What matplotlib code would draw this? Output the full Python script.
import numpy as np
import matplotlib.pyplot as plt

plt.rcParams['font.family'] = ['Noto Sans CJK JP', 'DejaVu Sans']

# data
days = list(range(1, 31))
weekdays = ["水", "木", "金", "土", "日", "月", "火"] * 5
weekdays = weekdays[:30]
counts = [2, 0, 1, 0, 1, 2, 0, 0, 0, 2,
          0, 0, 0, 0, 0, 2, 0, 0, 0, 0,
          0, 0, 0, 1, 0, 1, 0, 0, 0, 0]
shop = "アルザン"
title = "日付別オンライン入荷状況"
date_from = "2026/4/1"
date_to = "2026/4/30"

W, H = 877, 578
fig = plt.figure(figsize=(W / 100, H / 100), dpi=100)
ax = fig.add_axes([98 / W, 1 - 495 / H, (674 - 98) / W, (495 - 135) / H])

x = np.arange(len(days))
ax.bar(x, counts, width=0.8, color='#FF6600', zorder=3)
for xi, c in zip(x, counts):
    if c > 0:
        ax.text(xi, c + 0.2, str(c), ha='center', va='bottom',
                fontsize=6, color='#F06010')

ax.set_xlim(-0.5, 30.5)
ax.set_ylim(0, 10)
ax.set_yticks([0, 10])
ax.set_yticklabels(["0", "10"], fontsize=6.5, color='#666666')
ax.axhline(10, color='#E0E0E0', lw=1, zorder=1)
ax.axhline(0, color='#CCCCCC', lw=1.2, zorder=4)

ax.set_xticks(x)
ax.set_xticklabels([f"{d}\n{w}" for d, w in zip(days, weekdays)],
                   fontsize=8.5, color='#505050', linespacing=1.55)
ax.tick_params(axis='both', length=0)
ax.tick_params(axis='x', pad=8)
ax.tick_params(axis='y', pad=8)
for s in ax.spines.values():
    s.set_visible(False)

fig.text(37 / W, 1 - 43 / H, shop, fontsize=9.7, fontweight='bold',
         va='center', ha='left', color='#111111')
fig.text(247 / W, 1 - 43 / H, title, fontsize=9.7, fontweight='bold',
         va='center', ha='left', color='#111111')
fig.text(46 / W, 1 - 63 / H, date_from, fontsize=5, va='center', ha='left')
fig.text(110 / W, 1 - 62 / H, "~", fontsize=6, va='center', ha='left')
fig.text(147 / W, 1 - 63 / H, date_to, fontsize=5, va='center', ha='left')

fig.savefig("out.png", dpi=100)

= = = =

EXERCISE: Set down all of the data above, word for word.

WORKED SOLUTION:
What matplotlib code would draw this? Output the full Python script.
import numpy as np
import matplotlib.pyplot as plt

plt.rcParams['font.family'] = ['Noto Sans CJK JP', 'DejaVu Sans']

# data
days = list(range(1, 31))
weekdays = ["水", "木", "金", "土", "日", "月", "火"] * 5
weekdays = weekdays[:30]
counts = [2, 0, 1, 0, 1, 2, 0, 0, 0, 2,
          0, 0, 0, 0, 0, 2, 0, 0, 0, 0,
          0, 0, 0, 1, 0, 1, 0, 0, 0, 0]
shop = "アルザン"
title = "日付別オンライン入荷状況"
date_from = "2026/4/1"
date_to = "2026/4/30"

W, H = 877, 578
fig = plt.figure(figsize=(W / 100, H / 100), dpi=100)
ax = fig.add_axes([98 / W, 1 - 495 / H, (674 - 98) / W, (495 - 135) / H])

x = np.arange(len(days))
ax.bar(x, counts, width=0.8, color='#FF6600', zorder=3)
for xi, c in zip(x, counts):
    if c > 0:
        ax.text(xi, c + 0.2, str(c), ha='center', va='bottom',
                fontsize=6, color='#F06010')

ax.set_xlim(-0.5, 30.5)
ax.set_ylim(0, 10)
ax.set_yticks([0, 10])
ax.set_yticklabels(["0", "10"], fontsize=6.5, color='#666666')
ax.axhline(10, color='#E0E0E0', lw=1, zorder=1)
ax.axhline(0, color='#CCCCCC', lw=1.2, zorder=4)

ax.set_xticks(x)
ax.set_xticklabels([f"{d}\n{w}" for d, w in zip(days, weekdays)],
                   fontsize=8.5, color='#505050', linespacing=1.55)
ax.tick_params(axis='both', length=0)
ax.tick_params(axis='x', pad=8)
ax.tick_params(axis='y', pad=8)
for s in ax.spines.values():
    s.set_visible(False)

fig.text(37 / W, 1 - 43 / H, shop, fontsize=9.7, fontweight='bold',
         va='center', ha='left', color='#111111')
fig.text(247 / W, 1 - 43 / H, title, fontsize=9.7, fontweight='bold',
         va='center', ha='left', color='#111111')
fig.text(46 / W, 1 - 63 / H, date_from, fontsize=5, va='center', ha='left')
fig.text(110 / W, 1 - 62 / H, "~", fontsize=6, va='center', ha='left')
fig.text(147 / W, 1 - 63 / H, date_to, fontsize=5, va='center', ha='left')

fig.savefig("out.png", dpi=100)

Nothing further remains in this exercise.